WHAT TO DO
Copy each line with the word "matplotlib" in it.
··· MATERIAL PROVIDED ···
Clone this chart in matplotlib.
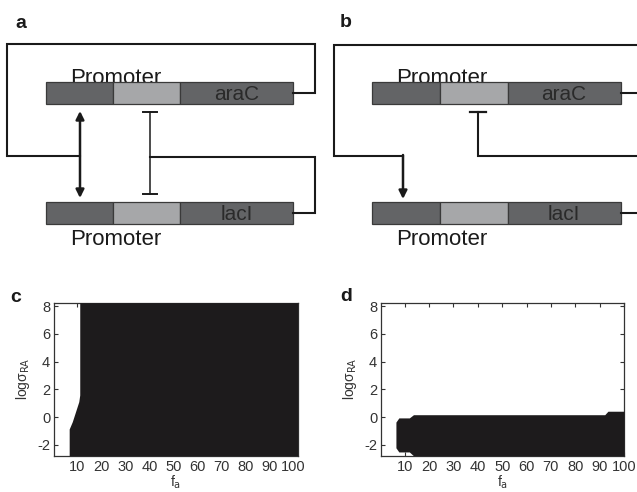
import matplotlib
matplotlib.use('Agg')
import matplotlib.pyplot as plt
from matplotlib.patches import Rectangle

plt.rcParams['font.family'] = ['Liberation Sans', 'DejaVu Sans']

# ---------------- data ----------------
# panel c: black region lies to the right of fa_min at each log(rho)
c_logrho = [-2.77, -0.85, -0.32, 0.16, 0.64, 1.12, 1.6, 8.24]
c_fa_min = [6.6, 6.6, 7.9, 8.8, 9.7, 10.6, 11.0, 11.0]
c_xlim = (0.4, 101.8)
# panel d: black region between lower and upper bound at each fa
d_fa = [6.4, 7.6, 11.9, 13.6, 92.1, 93.4, 100.0]
d_upper = [-0.35, -0.05, -0.05, 0.18, 0.18, 0.43, 0.43]
d_lower = [-2.2, -2.5, -2.5, -2.77, -2.77, -2.77, -2.77]
d_xlim = (0.4, 100.0)
ylim = (-2.77, 8.24)
xticks = [10, 20, 30, 40, 50, 60, 70, 80, 90, 100]
yticks = [-2, 0, 2, 4, 6, 8]

# diagram geometry (pixel space)
seg_a = [46, 113, 180, 293]
seg_b = [372, 440, 508, 621]
bar_top = [82, 202]
bar_h = 22
gene_names = ['araC', 'lacI']
seg_colors = ['#636466', '#a6a7a9', '#636466']

BLACK = '#1d1b1c'

fig = plt.figure(figsize=(6.37, 4.92), dpi=100)
ax0 = fig.add_axes([0, 0, 1, 1])
ax0.set_xlim(0, 637)
ax0.set_ylim(492, 0)
ax0.axis('off')
ax0.patch.set_visible(False)

def bars(ax, seg, name_x):
    for top, name in zip(bar_top, gene_names):
        for i in range(3):
            ax.add_patch(Rectangle((seg[i], top), seg[i + 1] - seg[i], bar_h,
                                   facecolor=seg_colors[i], edgecolor='#3a3a3a', lw=0.9, zorder=2))
        ax.text(name_x, top + bar_h / 2 + 1, name, fontsize=15, color='#2a2a2a',
                ha='center', va='center', zorder=3)
    ax.text(seg[0] + 24, 83.5, 'Promoter', fontsize=16, color='#1a1a1a', ha='left', va='baseline', zorder=1)
    ax.text(seg[0] + 24, 245, 'Promoter', fontsize=16, color='#1a1a1a', ha='left', va='baseline', zorder=1)

LW = 1.5
LC = '#1a1a1a'
# panel a
bars(ax0, seg_a, 237)
ax0.plot([293, 315, 315, 7, 7, 80], [93, 93, 44, 44, 156, 156], color=LC, lw=LW, solid_joinstyle='miter')
ax0.plot([150, 315, 315, 293], [157, 157, 213, 213], color=LC, lw=LW, solid_joinstyle='miter')
ax0.annotate('', xy=(80, 111), xytext=(80, 198),
             arrowprops=dict(arrowstyle='<|-|>', lw=1.8, color=LC, mutation_scale=12,
                             shrinkA=0, shrinkB=0))
ax0.plot([150, 150], [112, 194], color=LC, lw=1.1)
ax0.plot([143, 157], [112, 112], color=LC, lw=1.4)
ax0.plot([143, 157], [194, 194], color=LC, lw=1.4)
ax0.text(15, 28, 'a', fontsize=14, fontweight='bold', color='#1a1a1a', ha='left', va='baseline')

# panel b
bars(ax0, seg_b, 564)
ax0.plot([621, 640], [93, 93], color=LC, lw=LW)
ax0.plot([640, 334, 334, 403], [45, 45, 156, 156], color=LC, lw=LW, solid_joinstyle='miter')
ax0.annotate('', xy=(403, 199), xytext=(403, 155),
             arrowprops=dict(arrowstyle='-|>', lw=1.8, color=LC, mutation_scale=12,
                             shrinkA=0, shrinkB=0))
ax0.plot([478, 478, 640], [112, 156, 156], color=LC, lw=LW, solid_joinstyle='miter')
ax0.plot([470, 486], [112, 112], color=LC, lw=1.6)
ax0.plot([621, 640], [213, 213], color=LC, lw=LW)
ax0.text(340, 27, 'b', fontsize=14, fontweight='bold', color='#1a1a1a', ha='left', va='baseline')

# heatmap panels
W, H = 637.0, 492.0
def make_ax(left, right, xl):
    ax = fig.add_axes([left / W, 1 - 455.7 / H, (right - left) / W, (455.7 - 302.7) / H])
    ax.set_xlim(*xl)
    ax.set_ylim(*ylim)
    ax.set_xticks(xticks)
    ax.set_xticklabels([str(t) for t in xticks])
    ax.set_yticks(yticks)
    ax.set_yticklabels([str(t) for t in yticks])
    ax.tick_params(direction='in', top=True, right=True, length=3, width=0.8,
                   labelsize=10.5, labelcolor='#333333', color='#333333', pad=3)
    for s in ax.spines.values():
        s.set_color('#333333')
        s.set_linewidth(0.9)
    ax.set_xlabel('f$_{\\rm a}$', fontsize=10, color='#333333', labelpad=0)
    ax.set_ylabel('logσ$_{\\rm RA}$', fontsize=10, color='#333333', labelpad=4)
    return ax

axc = make_ax(54.3, 297.7, c_xlim)
axc.fill_betweenx(c_logrho, c_fa_min, c_xlim[1], color=BLACK, lw=0, zorder=3)
fig.text(10 / W, 1 - 302 / H, 'c', fontsize=14, fontweight='bold', color='#1a1a1a', ha='left', va='baseline')

axd = make_ax(381.3, 624.0, d_xlim)
axd.fill_between(d_fa, d_lower, d_upper, color=BLACK, lw=0, zorder=3)
fig.text(340 / W, 1 - 301 / H, 'd', fontsize=14, fontweight='bold', color='#1a1a1a', ha='left', va='baseline')

fig.savefig('out.png', dpi=100)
···
WRITTEN RESPONSE
Clone this chart in matplotlib.
import matplotlib
matplotlib.use('Agg')
import matplotlib.pyplot as plt
from matplotlib.patches import Rectangle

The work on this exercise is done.